My culinary ego was saved
My broth was ready, I thought. Probably the worst one I’ve ever cooked, I thought. Toasted pasta went in. Small lobster medallions went in. And I put it in the oven to crisp up the top. If anybody saw that in Catalunya or Valencia, I would be doomed. But the dish was finished. On the long table, chaotic with plates of chicken, glasses of rum and cans of beer, we made space for the tray.
It was well received. The conversation turned to how you could go jail if you were a Cuban caught with lobsters. No boats allowed, so that nobody can escape the island. Too much temptation. The diners wiped their plates clean. My culinary ego saved. No one mocked me with Cubans like big portions José this time.
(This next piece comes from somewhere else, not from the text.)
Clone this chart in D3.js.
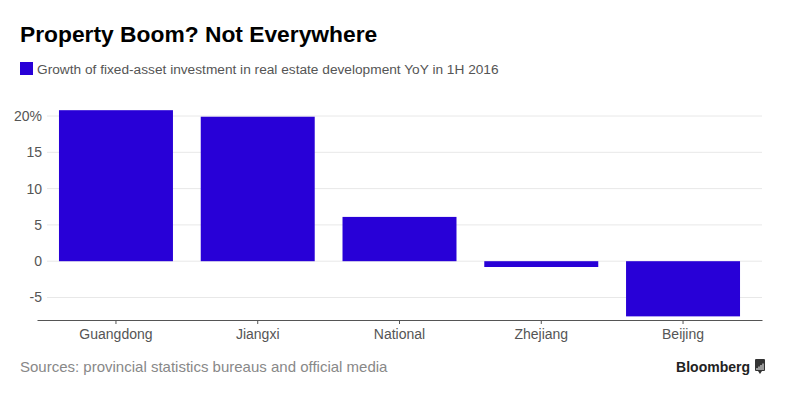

The night was not yet finished. Yoani liked a drink I made for her the month before in DC. A cremat. A burning rum drink with coffee beans and cinnamon and lemon peel. But there was no lemon or lime available. Strange this, in this perfect citrus climate. I felt a shot of guilt, thinking of how much juice they used to make my daiquiris. I told them the story of Catalan sailors returning home after the Spanish-American war in Cuba and elsewhere. Spain lost, but drinks and traditions were created. I sang a habanera, “El meu avi se’n va anar a Cuba…” Under the light of the burning rum, all sang along.
Yoani Sánchez is an independent media pioneer in Cuba, and a founder of the island’s first independent news outlet, 14ymedio.